• Dataset:
------------

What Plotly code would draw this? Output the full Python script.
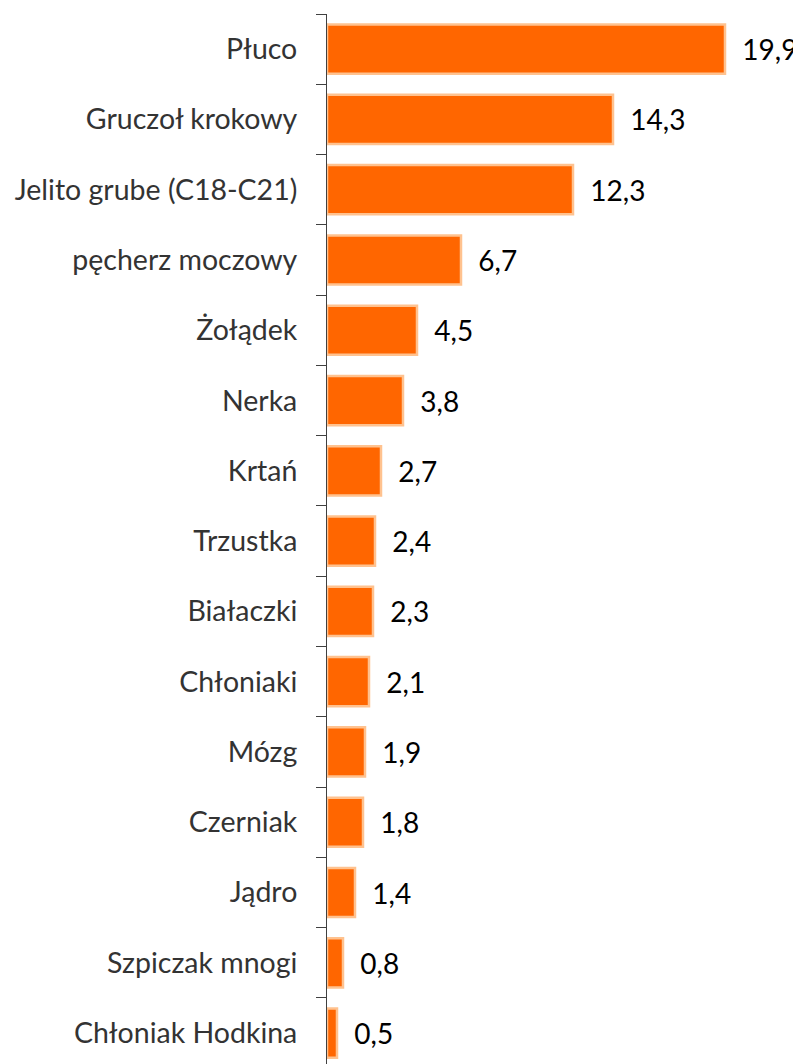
import plotly.graph_objects as go

categories = [
    "Płuco", "Gruczoł krokowy", "Jelito grube (C18-C21)", "pęcherz moczowy",
    "Żołądek", "Nerka", "Krtań", "Trzustka", "Białaczki", "Chłoniaki",
    "Mózg", "Czerniak", "Jądro", "Szpiczak mnogi", "Chłoniak Hodkina",
]
values = [19.9, 14.3, 12.3, 6.7, 4.5, 3.8, 2.7, 2.4, 2.3, 2.1, 1.9, 1.8, 1.4, 0.8, 0.5]

labels = ["\u00a0\u00a0" + f"{v:.1f}".replace(".", ",") for v in values]

fig = go.Figure(go.Bar(
    x=values, y=categories, orientation="h",
    marker=dict(color="#FF6600", line=dict(color="#FFC28F", width=2.5)),
    width=0.7,
    text=labels, textposition="outside", cliponaxis=False,
    textfont=dict(size=28, color="#000000", family="Lato"),
))

# page body has an 8px margin, so the figure is shifted by that
fig.update_layout(
    width=793, height=1056,
    margin=dict(l=319, r=0, t=6, b=0),
    plot_bgcolor="white", paper_bgcolor="white",
    font=dict(family="Lato", size=28.5, color="#333333"),
    showlegend=False,
    bargap=0.3,
)
fig.update_xaxes(range=[0, 23.7], visible=False, automargin=False)
fig.update_yaxes(
    type="category", categoryorder="array", categoryarray=categories,
    range=[14.44, -0.5], automargin=False,
    showline=True, linecolor="#404040", linewidth=1,
    ticks="outside", ticklen=10, tickcolor="#404040", tickson="boundaries",
    ticklabelstandoff=23, showgrid=False,
)

fig.write_html("out.html")
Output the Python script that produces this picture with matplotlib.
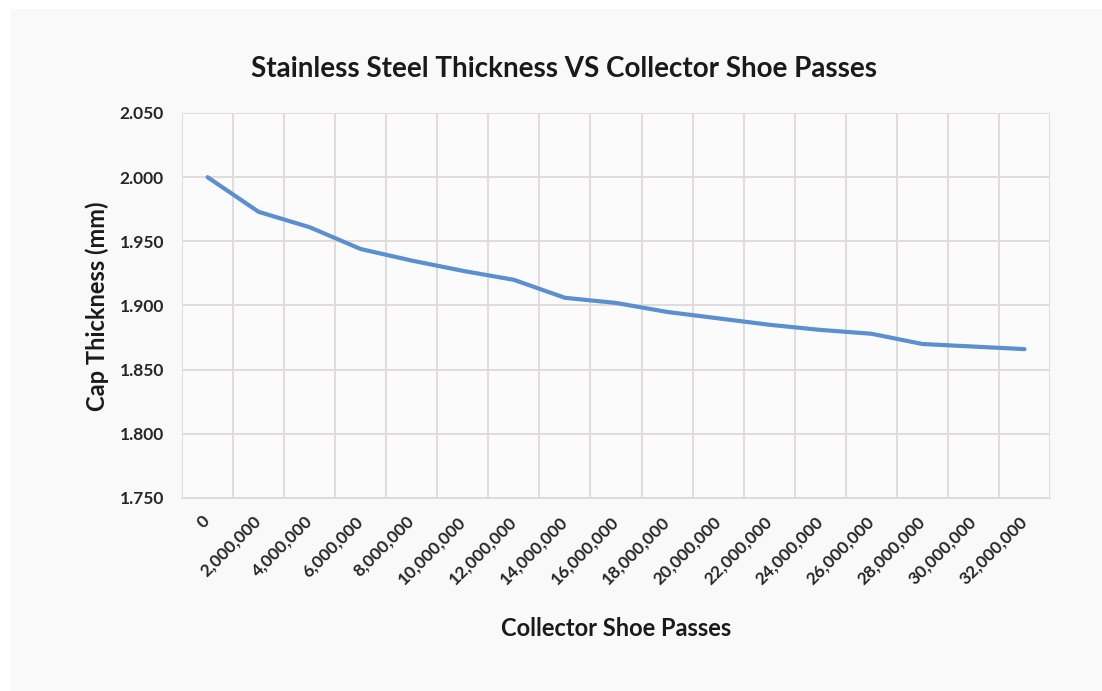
import matplotlib
matplotlib.use("Agg")
import matplotlib.pyplot as plt
from matplotlib.patches import Rectangle
from matplotlib.ticker import FixedLocator
from matplotlib.transforms import ScaledTranslation

plt.rcParams['font.family'] = ['Lato', 'DejaVu Sans']

categories = ["0", "2,000,000", "4,000,000", "6,000,000", "8,000,000", "10,000,000",
              "12,000,000", "14,000,000", "16,000,000", "18,000,000", "20,000,000",
              "22,000,000", "24,000,000", "26,000,000", "28,000,000", "30,000,000",
              "32,000,000"]
thickness = [2.000, 1.973, 1.961, 1.944, 1.935, 1.927, 1.920, 1.906, 1.902, 1.895,
             1.890, 1.885, 1.881, 1.878, 1.870, 1.868, 1.866]
y_ticks = [1.750, 1.800, 1.850, 1.900, 1.950, 2.000, 2.050]

W, H = 1102, 691
fig = plt.figure(figsize=(W / 100, H / 100), dpi=100)
fig.patch.set_facecolor("white")
fig.patches.append(Rectangle((10 / W, 0), 1 - 10 / W, 1 - 9 / H, transform=fig.transFigure,
                             facecolor="#f9f9f9", edgecolor="none", zorder=-10))

ax = fig.add_axes([182 / W, 1 - 498 / H, (1050 - 182) / W, (498 - 113) / H])
ax.set_facecolor("#fbfbfb")

x = list(range(len(categories)))
ax.plot(x, thickness, color="#5b8fcf", lw=3.0, solid_capstyle="round", zorder=3)

ax.set_xlim(-0.5, len(categories) - 0.5)
ax.set_ylim(y_ticks[0], y_ticks[-1])
ax.set_yticks(y_ticks)
ax.set_yticklabels([f"{v:.3f}" for v in y_ticks], fontsize=12.5, fontweight="bold", color="#262626")
ax.set_xticks(x)
ax.set_xticklabels(categories, rotation=45, ha="right", va="center", rotation_mode="anchor",
                   fontsize=12.5, fontweight="bold", color="#262626")
shift = ScaledTranslation(4 / 100, 0, fig.dpi_scale_trans)
for lbl in ax.get_xticklabels():
    lbl.set_transform(lbl.get_transform() + shift)
ax.xaxis.set_minor_locator(FixedLocator([i - 0.5 for i in range(len(categories) + 1)]))
ax.tick_params(axis="both", which="both", length=0)
ax.tick_params(axis="x", which="major", pad=15)
ax.tick_params(axis="y", which="major", pad=13)

ax.grid(True, axis="y", which="major", color="#e0dcdc", lw=1.4)
ax.grid(True, axis="x", which="minor", color="#e0dcdc", lw=1.4)
ax.grid(False, axis="x", which="major")
ax.set_axisbelow(True)
for s in ["top", "right", "left"]:
    ax.spines[s].set_visible(False)
ax.spines["bottom"].set_color("#dcdcdc")
ax.spines["bottom"].set_linewidth(1.4)

fig.text(564 / W, 1 - 77 / H, "Stainless Steel Thickness VS Collector Shoe Passes",
         ha="center", va="baseline", fontsize=20, fontweight="bold", color="#1a1a1a")
fig.text(105 / W, 1 - 306 / H, "Cap Thickness (mm)", rotation=90, rotation_mode="anchor",
         ha="center", va="baseline", fontsize=17, fontweight="bold", color="#1a1a1a")
fig.text(616 / W, 1 - 636 / H, "Collector Shoe Passes", ha="center", va="baseline",
         fontsize=17, fontweight="bold", color="#1a1a1a")

fig.savefig("out.png", dpi=100, facecolor=fig.get_facecolor())
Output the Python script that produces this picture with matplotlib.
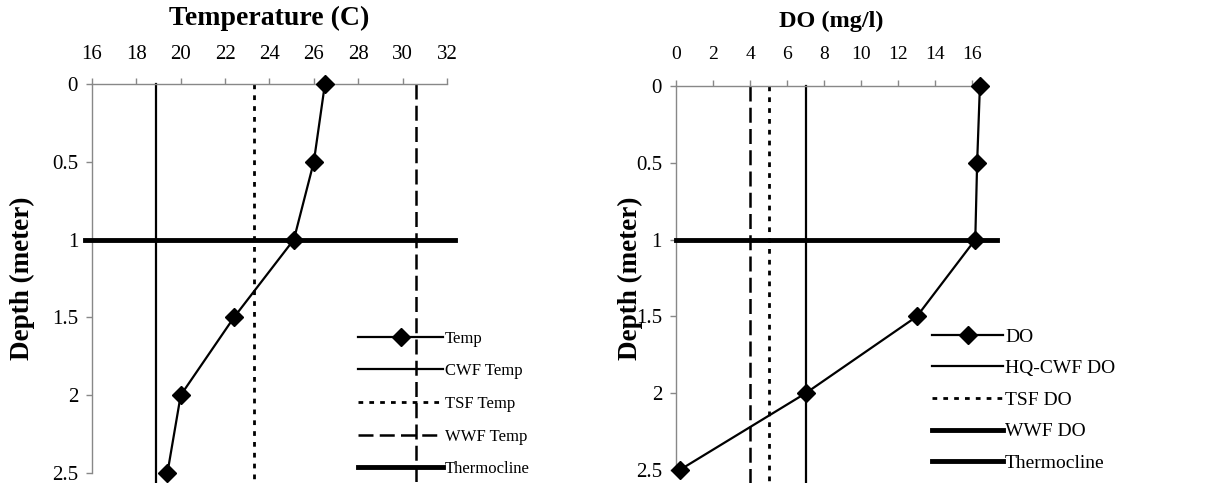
import matplotlib
matplotlib.use('Agg')
from matplotlib import pyplot as plt
from matplotlib.lines import Line2D

plt.rcParams['font.family'] = ['Liberation Serif', 'DejaVu Serif']

depth = [0, 0.5, 1, 1.5, 2, 2.5]
temp = [26.5, 26.0, 25.1, 22.4, 20.0, 19.4]
do = [16.4, 16.25, 16.15, 13.0, 7.0, 0.2]

cwf_temp = 18.9
tsf_temp = 23.3
wwf_temp = 30.6
hq_cwf_do = 7
tsf_do = 5
wwf_do = 4
thermocline = 1

temp_ticks = [16, 18, 20, 22, 24, 26, 28, 30, 32]
do_ticks = [0, 2, 4, 6, 8, 10, 12, 14, 16]
depth_ticks = [0, 0.5, 1, 1.5, 2, 2.5]
depth_labels = ['0', '0.5', '1', '1.5', '2', '2.5']

fig = plt.figure(figsize=(12.07, 4.83), dpi=100)
ax1 = fig.add_axes([0.0762, 0.0207, 0.2941, 0.8054])
ax2 = fig.add_axes([0.560, 0.0269, 0.258, 0.795])

dot = (0, (1.7, 2.2))
dash = (0, (6, 2.5))


def style(ax, xlabel, ticks, xlim, tsize, xtsize, ytsize, ylab_x, title_pad, xpad):
    ax.set_xlim(*xlim)
    ax.set_ylim(2.5, 0)
    ax.set_xticks(ticks)
    ax.set_yticks(depth_ticks)
    ax.set_yticklabels(depth_labels)
    ax.xaxis.tick_top()
    ax.xaxis.set_label_position('top')
    ax.set_xlabel(xlabel, fontsize=tsize, fontweight='bold', labelpad=title_pad)
    ax.set_ylabel('Depth (meter)', fontsize=19.5, fontweight='bold')
    ax.yaxis.set_label_coords(ylab_x, 0.5)
    for s in ['bottom', 'right']:
        ax.spines[s].set_visible(False)
    for s in ['top', 'left']:
        ax.spines[s].set_color('#888888')
        ax.spines[s].set_linewidth(1.0)
    ax.tick_params(axis='both', direction='out', length=4, width=1,
                   color='#888888')
    ax.tick_params(axis='x', labelsize=xtsize, pad=xpad)
    ax.tick_params(axis='y', labelsize=ytsize, pad=6)


# temperature profile
ax1.plot(temp, depth, color='black', lw=1.6, marker='D', ms=9,
         clip_on=False, zorder=5)
ax1.plot([cwf_temp, cwf_temp], [0, 2.6], color='black', lw=1.6, clip_on=False)
ax1.plot([tsf_temp, tsf_temp], [0, 2.6], color='black', lw=2.0,
         linestyle=dot, clip_on=False)
ax1.plot([wwf_temp, wwf_temp], [0, 2.6], color='black', lw=1.8,
         linestyle=dash, clip_on=False)
ax1.plot([15.7, 32.36], [thermocline, thermocline], color='black', lw=3.5,
         clip_on=False, zorder=4)
style(ax1, 'Temperature (C)', temp_ticks, (16, 32), 20, 15, 15, -0.16, 14, 10.5)

h1 = [Line2D([], [], color='black', lw=1.6, marker='D', ms=9),
      Line2D([], [], color='black', lw=1.6),
      Line2D([], [], color='black', lw=2.0, linestyle=dot),
      Line2D([], [], color='black', lw=1.8, linestyle=dash),
      Line2D([], [], color='black', lw=3.5)]
fig.legend(h1, ['Temp', 'CWF Temp', 'TSF Temp', 'WWF Temp', 'Thermocline'],
           loc='upper left', bbox_to_anchor=(358 / 1207, 0.3157),
           frameon=False, fontsize=12, handlelength=5.1, handletextpad=0.1,
           labelspacing=1.0, borderpad=0, borderaxespad=0)

# DO profile
ax2.plot(do, depth, color='black', lw=1.6, marker='D', ms=9,
         clip_on=False, zorder=5)
ax2.plot([hq_cwf_do, hq_cwf_do], [0, 2.6], color='black', lw=1.6,
         clip_on=False)
ax2.plot([tsf_do, tsf_do], [0, 2.6], color='black', lw=2.0, linestyle=dot,
         clip_on=False)
ax2.plot([wwf_do, wwf_do], [0, 2.6], color='black', lw=1.8, linestyle=dash,
         clip_on=False)
ax2.plot([0, 17.3], [thermocline, thermocline], color='black', lw=3.5,
         clip_on=False, zorder=4)
style(ax2, 'DO (mg/l)', do_ticks, (0, 16.8), 17.5, 14, 15, -0.105, 14, 12.5)

h2 = [Line2D([], [], color='black', lw=1.6, marker='D', ms=9),
      Line2D([], [], color='black', lw=1.6),
      Line2D([], [], color='black', lw=2.0, linestyle=dot),
      Line2D([], [], color='black', lw=3.5),
      Line2D([], [], color='black', lw=3.5)]
fig.legend(h2, ['DO', 'HQ-CWF DO', 'TSF DO', 'WWF DO', 'Thermocline'],
           loc='upper left', bbox_to_anchor=(932 / 1207, 0.3209),
           frameon=False, fontsize=14, handlelength=3.66, handletextpad=0.1,
           labelspacing=0.72, borderpad=0, borderaxespad=0)

fig.savefig('out.png', dpi=100)
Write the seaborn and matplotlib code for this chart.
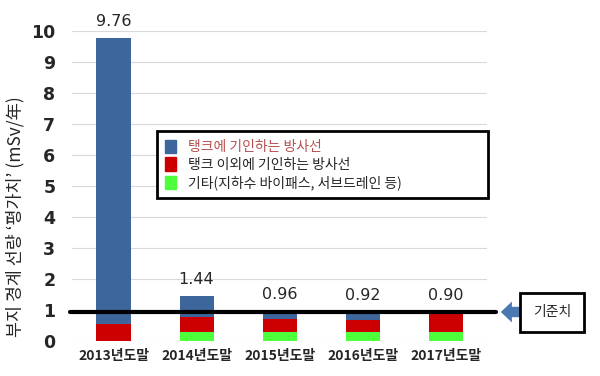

------------

• Given instruction: Leave out the pictures, then repeat the listing above exactly from its first line to the line with "v in values]", inclusive.

• Solution to this problem:
What Plotly code would draw this? Output the full Python script.
import plotly.graph_objects as go

categories = [
    "Płuco", "Gruczoł krokowy", "Jelito grube (C18-C21)", "pęcherz moczowy",
    "Żołądek", "Nerka", "Krtań", "Trzustka", "Białaczki", "Chłoniaki",
    "Mózg", "Czerniak", "Jądro", "Szpiczak mnogi", "Chłoniak Hodkina",
]
values = [19.9, 14.3, 12.3, 6.7, 4.5, 3.8, 2.7, 2.4, 2.3, 2.1, 1.9, 1.8, 1.4, 0.8, 0.5]

labels = ["\u00a0\u00a0" + f"{v:.1f}".replace(".", ",") for v in values]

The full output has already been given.